── DATASET EXTRACT
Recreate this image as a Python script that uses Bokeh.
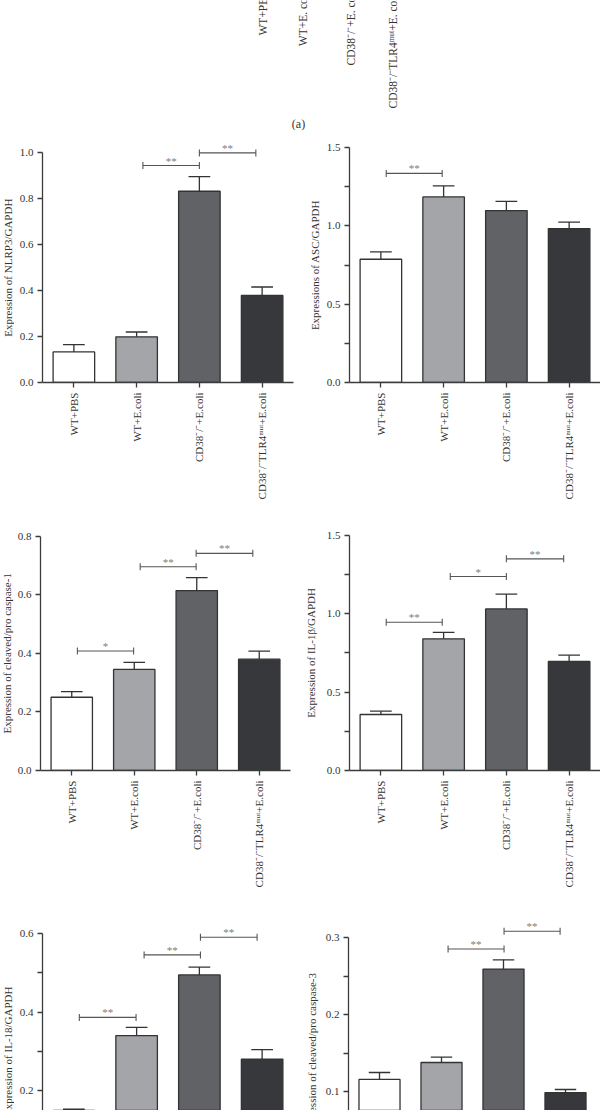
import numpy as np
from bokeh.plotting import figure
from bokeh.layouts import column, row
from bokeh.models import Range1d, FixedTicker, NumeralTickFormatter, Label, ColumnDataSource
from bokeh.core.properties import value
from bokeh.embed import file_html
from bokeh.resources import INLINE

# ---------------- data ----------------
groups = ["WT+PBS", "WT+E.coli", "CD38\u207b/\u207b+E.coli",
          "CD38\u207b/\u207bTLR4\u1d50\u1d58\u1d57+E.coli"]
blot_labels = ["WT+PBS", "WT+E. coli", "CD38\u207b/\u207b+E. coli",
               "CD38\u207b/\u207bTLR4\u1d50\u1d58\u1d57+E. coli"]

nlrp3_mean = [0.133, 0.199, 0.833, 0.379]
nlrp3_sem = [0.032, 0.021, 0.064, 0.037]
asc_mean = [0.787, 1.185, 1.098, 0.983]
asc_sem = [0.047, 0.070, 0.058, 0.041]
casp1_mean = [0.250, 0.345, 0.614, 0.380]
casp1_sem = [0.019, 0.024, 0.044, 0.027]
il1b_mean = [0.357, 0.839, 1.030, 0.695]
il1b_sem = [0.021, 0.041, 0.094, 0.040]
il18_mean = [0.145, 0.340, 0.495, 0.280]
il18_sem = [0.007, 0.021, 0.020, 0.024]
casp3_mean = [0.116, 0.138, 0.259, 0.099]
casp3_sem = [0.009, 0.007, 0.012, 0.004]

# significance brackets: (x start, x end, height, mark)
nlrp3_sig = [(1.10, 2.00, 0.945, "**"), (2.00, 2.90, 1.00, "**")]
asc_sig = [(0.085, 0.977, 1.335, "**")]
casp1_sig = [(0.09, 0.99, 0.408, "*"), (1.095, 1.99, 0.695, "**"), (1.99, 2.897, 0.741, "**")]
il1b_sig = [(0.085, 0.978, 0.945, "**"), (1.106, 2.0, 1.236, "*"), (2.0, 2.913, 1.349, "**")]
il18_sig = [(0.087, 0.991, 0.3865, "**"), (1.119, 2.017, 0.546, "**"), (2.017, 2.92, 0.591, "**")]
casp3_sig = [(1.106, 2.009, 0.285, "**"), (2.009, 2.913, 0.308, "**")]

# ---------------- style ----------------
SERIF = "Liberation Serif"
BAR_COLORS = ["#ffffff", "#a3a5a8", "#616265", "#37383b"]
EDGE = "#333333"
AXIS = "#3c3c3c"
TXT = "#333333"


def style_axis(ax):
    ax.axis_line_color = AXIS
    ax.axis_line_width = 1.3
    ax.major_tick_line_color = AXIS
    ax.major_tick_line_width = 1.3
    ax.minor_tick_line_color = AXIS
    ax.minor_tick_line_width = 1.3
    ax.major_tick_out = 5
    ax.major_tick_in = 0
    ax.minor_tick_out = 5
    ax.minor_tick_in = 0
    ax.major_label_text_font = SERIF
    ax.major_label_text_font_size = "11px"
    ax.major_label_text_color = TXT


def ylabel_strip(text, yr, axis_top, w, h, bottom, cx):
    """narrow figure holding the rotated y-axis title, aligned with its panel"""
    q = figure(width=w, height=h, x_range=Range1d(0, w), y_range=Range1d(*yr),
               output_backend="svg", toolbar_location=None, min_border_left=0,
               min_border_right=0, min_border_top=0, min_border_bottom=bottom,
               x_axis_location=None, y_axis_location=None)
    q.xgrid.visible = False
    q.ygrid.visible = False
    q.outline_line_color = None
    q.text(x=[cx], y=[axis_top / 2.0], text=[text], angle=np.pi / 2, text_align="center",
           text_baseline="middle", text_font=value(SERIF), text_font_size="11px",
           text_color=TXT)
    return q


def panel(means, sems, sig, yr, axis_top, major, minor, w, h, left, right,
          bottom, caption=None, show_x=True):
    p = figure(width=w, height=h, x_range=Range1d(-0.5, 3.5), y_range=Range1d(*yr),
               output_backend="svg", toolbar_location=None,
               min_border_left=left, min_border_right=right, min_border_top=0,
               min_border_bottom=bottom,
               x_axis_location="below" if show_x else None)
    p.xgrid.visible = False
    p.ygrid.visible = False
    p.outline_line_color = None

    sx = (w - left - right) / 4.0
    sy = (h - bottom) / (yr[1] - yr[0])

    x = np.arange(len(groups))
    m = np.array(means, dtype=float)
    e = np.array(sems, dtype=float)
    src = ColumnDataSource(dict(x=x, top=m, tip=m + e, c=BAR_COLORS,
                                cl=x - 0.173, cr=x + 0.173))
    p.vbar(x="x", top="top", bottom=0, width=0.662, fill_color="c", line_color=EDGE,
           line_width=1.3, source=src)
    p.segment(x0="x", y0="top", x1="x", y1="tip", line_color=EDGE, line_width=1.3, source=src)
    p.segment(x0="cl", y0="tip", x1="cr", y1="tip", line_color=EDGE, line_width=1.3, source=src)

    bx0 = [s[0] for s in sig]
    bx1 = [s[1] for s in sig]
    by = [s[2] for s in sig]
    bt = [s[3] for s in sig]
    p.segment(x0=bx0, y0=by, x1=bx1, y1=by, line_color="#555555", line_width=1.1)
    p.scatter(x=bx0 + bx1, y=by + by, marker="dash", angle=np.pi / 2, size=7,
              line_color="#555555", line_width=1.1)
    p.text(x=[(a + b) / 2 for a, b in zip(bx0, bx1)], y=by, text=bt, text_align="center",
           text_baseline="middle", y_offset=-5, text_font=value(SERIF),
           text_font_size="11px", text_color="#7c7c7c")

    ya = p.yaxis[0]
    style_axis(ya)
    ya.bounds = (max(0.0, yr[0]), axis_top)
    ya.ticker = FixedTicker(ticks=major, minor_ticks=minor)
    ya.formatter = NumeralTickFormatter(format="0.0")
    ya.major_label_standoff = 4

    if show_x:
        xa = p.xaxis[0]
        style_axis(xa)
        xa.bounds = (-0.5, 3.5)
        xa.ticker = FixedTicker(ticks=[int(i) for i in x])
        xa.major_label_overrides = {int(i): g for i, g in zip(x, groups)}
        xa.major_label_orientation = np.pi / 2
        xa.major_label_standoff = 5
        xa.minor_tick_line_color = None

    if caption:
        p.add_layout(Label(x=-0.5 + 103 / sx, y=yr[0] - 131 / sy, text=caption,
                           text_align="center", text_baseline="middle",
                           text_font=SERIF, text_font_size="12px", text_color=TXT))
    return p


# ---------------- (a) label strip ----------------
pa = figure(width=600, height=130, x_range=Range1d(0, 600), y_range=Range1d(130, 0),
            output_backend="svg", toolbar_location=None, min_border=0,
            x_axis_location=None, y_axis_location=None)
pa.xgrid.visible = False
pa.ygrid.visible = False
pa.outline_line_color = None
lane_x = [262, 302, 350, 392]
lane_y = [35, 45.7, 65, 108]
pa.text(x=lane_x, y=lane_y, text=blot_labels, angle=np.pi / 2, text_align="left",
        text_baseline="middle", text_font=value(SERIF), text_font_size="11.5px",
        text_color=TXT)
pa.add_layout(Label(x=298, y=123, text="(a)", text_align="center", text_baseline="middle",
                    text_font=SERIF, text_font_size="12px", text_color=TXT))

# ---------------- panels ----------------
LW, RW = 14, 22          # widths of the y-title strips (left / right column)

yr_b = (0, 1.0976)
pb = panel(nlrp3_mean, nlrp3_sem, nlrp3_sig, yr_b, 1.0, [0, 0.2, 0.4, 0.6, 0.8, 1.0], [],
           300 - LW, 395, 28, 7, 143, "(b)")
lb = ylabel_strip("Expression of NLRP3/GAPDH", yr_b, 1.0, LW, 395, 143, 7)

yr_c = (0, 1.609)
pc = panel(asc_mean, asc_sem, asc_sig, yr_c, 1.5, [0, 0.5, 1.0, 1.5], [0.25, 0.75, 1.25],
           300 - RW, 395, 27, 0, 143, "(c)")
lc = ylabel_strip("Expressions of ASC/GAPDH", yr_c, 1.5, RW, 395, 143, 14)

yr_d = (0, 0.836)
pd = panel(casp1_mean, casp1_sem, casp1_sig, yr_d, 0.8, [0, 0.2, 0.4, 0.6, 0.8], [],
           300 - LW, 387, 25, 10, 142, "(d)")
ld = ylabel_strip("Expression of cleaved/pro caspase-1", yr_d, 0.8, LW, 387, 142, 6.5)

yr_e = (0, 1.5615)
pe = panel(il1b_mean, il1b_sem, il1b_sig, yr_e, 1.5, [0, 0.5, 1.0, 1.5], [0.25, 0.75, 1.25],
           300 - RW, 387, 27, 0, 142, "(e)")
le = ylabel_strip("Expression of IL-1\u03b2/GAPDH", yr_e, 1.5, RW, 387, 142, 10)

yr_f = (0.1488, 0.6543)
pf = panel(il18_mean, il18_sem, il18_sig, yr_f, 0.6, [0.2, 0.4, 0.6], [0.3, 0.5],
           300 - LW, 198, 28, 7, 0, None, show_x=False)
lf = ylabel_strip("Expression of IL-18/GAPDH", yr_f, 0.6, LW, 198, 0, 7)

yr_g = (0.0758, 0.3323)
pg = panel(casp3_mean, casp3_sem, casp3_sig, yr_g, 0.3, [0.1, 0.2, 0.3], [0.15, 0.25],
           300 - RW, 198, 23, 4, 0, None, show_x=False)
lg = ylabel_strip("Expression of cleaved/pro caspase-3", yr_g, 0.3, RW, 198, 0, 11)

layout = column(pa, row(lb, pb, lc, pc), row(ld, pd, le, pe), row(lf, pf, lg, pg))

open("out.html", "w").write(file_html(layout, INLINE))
────
── DATASET EXTRACT
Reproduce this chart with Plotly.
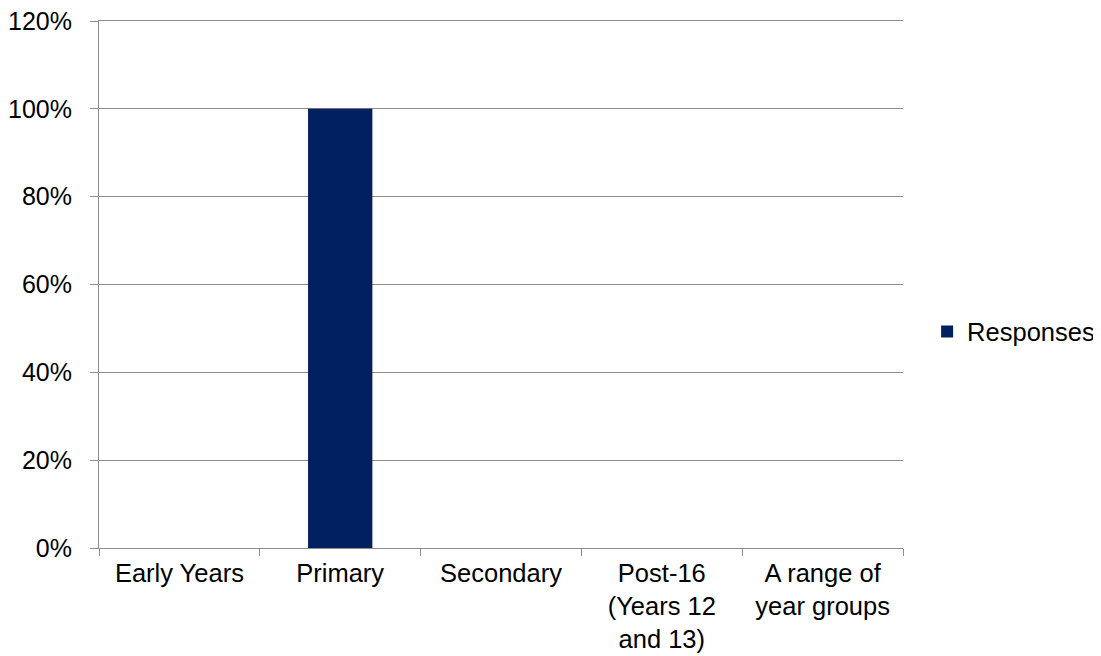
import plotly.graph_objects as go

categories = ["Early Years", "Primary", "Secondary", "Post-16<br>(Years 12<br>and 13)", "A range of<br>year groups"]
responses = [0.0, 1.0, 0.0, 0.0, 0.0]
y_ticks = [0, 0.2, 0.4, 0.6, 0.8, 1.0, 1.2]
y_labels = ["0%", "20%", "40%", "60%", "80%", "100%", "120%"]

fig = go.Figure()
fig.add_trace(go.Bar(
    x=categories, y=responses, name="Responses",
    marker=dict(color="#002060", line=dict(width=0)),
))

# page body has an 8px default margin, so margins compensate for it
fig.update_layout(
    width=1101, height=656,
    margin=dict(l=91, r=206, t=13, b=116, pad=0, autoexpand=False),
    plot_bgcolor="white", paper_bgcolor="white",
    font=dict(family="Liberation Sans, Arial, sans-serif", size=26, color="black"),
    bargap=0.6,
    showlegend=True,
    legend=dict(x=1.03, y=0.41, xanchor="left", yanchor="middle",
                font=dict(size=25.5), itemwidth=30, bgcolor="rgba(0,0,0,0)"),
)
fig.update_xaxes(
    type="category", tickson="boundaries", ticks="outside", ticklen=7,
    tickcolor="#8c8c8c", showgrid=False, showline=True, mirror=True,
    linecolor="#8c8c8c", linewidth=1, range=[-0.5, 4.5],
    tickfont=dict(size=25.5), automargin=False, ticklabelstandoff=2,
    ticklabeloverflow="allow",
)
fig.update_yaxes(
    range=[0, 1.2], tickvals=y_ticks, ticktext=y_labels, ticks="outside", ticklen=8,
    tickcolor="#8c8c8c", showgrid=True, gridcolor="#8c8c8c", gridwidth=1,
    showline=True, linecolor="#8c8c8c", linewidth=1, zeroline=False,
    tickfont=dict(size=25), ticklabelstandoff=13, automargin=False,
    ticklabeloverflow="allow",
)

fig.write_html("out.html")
────
── DATASET EXTRACT
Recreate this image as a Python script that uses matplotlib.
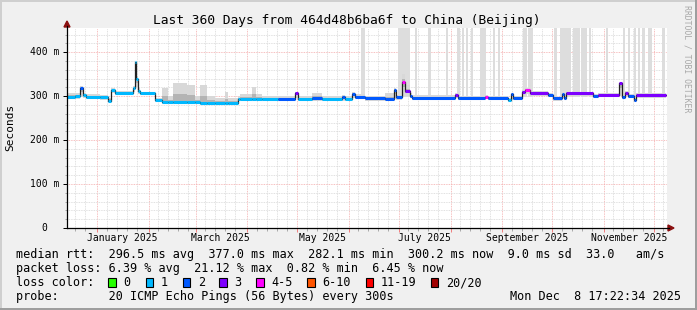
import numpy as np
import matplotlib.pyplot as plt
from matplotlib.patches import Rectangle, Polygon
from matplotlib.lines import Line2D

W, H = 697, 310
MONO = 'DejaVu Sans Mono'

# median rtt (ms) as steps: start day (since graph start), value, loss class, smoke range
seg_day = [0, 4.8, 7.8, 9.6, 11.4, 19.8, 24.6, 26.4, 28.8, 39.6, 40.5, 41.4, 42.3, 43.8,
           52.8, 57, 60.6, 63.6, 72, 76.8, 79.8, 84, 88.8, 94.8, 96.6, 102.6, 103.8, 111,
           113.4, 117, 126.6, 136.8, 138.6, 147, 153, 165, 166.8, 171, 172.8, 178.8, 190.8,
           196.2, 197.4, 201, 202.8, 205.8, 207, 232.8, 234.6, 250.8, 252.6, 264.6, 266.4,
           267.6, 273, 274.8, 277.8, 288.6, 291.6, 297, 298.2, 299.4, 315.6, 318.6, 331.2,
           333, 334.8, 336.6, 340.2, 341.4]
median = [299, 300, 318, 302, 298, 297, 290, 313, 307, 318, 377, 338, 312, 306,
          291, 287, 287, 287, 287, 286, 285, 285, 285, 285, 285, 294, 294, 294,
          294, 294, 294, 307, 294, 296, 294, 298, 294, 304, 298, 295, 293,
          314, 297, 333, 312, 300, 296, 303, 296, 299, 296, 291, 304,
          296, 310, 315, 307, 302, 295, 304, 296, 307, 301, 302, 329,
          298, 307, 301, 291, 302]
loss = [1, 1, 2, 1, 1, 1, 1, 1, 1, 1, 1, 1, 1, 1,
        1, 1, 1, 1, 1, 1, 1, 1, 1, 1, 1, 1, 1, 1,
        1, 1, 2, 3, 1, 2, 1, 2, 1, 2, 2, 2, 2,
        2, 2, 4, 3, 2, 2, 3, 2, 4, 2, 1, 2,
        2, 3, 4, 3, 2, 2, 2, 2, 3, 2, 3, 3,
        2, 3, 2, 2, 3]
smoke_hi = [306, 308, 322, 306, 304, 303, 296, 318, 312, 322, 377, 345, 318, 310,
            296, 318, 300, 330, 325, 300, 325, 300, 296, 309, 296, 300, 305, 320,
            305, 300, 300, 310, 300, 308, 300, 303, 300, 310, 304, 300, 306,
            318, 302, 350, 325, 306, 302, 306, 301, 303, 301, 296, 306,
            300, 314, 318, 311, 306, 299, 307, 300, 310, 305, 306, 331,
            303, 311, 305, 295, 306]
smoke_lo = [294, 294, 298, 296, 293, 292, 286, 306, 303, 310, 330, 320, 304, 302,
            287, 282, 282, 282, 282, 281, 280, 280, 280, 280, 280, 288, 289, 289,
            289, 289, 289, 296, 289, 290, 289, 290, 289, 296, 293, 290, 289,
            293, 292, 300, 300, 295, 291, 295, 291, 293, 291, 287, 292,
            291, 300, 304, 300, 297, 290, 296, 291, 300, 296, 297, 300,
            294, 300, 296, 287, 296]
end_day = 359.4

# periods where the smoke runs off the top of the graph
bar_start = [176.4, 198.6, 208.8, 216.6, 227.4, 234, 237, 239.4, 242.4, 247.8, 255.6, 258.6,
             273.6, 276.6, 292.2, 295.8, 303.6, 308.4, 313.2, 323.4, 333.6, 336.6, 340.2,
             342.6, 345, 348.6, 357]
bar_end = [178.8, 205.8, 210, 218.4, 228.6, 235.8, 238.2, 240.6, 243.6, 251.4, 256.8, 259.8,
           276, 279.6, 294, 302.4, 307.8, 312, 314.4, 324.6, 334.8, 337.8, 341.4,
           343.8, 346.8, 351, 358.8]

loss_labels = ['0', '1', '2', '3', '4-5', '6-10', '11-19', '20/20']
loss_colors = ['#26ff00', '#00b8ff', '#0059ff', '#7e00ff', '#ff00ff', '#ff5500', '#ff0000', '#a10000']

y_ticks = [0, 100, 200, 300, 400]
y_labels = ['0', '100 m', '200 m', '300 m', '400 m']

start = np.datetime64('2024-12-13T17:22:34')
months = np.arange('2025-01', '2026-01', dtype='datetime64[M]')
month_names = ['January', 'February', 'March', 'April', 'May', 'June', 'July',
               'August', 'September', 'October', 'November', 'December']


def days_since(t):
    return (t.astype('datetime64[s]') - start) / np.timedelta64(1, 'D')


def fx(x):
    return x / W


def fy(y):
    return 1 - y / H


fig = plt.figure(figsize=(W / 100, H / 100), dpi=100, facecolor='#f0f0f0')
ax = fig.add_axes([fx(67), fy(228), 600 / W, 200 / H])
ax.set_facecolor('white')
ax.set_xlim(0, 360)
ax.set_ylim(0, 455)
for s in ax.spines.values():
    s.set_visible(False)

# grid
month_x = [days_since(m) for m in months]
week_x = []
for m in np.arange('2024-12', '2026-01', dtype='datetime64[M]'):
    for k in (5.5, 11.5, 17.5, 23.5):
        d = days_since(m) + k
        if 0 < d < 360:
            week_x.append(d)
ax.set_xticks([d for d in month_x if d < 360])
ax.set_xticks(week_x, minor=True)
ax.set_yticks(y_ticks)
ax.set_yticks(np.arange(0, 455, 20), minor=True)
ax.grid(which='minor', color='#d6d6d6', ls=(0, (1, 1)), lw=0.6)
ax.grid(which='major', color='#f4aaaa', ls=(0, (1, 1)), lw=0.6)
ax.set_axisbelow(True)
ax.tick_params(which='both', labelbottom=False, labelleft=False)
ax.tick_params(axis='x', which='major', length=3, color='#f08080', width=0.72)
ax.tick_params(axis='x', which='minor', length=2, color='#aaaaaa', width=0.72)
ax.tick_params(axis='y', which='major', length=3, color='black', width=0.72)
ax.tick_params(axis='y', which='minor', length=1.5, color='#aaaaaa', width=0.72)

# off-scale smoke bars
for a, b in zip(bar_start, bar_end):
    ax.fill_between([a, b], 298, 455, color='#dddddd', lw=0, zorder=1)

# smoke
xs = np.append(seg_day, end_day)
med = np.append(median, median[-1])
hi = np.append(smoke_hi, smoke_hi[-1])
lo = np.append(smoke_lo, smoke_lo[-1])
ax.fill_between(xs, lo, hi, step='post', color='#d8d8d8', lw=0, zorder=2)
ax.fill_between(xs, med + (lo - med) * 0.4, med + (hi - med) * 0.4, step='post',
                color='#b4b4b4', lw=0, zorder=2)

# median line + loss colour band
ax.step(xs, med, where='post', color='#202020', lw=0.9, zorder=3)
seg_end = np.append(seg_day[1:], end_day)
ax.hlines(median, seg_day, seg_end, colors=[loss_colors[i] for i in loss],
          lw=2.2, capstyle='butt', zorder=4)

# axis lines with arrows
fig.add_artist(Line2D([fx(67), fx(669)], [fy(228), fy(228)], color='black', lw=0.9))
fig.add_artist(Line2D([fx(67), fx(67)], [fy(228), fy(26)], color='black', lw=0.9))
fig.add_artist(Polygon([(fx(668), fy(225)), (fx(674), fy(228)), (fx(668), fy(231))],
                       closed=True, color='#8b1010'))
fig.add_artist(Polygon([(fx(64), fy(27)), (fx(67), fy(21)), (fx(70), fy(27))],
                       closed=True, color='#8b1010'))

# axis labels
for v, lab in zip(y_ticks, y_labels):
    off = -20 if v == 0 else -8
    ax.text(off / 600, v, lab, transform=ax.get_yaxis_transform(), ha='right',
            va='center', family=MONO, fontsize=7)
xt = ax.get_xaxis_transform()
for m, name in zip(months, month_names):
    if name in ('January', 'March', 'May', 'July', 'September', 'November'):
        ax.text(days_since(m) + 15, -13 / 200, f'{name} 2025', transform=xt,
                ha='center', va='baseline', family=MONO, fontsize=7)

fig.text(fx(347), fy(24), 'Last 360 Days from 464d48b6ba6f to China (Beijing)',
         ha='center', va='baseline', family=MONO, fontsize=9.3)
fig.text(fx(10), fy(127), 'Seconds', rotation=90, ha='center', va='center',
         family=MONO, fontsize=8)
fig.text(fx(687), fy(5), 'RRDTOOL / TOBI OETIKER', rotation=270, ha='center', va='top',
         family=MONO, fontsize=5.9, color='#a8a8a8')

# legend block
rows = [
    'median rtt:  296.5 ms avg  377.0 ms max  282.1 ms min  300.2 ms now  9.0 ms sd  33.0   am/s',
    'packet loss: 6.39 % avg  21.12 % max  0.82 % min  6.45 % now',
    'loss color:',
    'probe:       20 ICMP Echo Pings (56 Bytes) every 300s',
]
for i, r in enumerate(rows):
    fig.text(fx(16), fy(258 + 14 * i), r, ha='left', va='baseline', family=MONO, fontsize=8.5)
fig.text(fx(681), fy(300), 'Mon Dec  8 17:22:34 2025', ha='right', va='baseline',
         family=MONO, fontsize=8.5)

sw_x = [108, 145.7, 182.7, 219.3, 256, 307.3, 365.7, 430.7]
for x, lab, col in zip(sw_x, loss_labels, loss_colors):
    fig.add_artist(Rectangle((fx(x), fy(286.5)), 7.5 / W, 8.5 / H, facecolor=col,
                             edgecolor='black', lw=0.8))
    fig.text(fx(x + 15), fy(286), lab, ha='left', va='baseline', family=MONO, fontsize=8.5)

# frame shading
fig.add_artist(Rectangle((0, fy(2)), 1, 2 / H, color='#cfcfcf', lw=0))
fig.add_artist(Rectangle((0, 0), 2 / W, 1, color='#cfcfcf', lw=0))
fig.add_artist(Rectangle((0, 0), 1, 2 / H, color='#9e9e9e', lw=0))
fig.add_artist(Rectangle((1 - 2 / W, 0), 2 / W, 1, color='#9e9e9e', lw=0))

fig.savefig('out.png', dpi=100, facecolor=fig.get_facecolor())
────
- [WORK TO BE COMPLETED]: Your task is to quote, unchanged, only the lines from the line bearing "Recreate this image as a Python script that uses matplotlib." through the line bearing "MONO = 'DejaVu Sans Mono'"; the pictures are not part of the copy.

- [ANSWER TO THE TASK]:
Recreate this image as a Python script that uses matplotlib.
import numpy as np
import matplotlib.pyplot as plt
from matplotlib.patches import Rectangle, Polygon
from matplotlib.lines import Line2D

W, H = 697, 310
MONO = 'DejaVu Sans Mono'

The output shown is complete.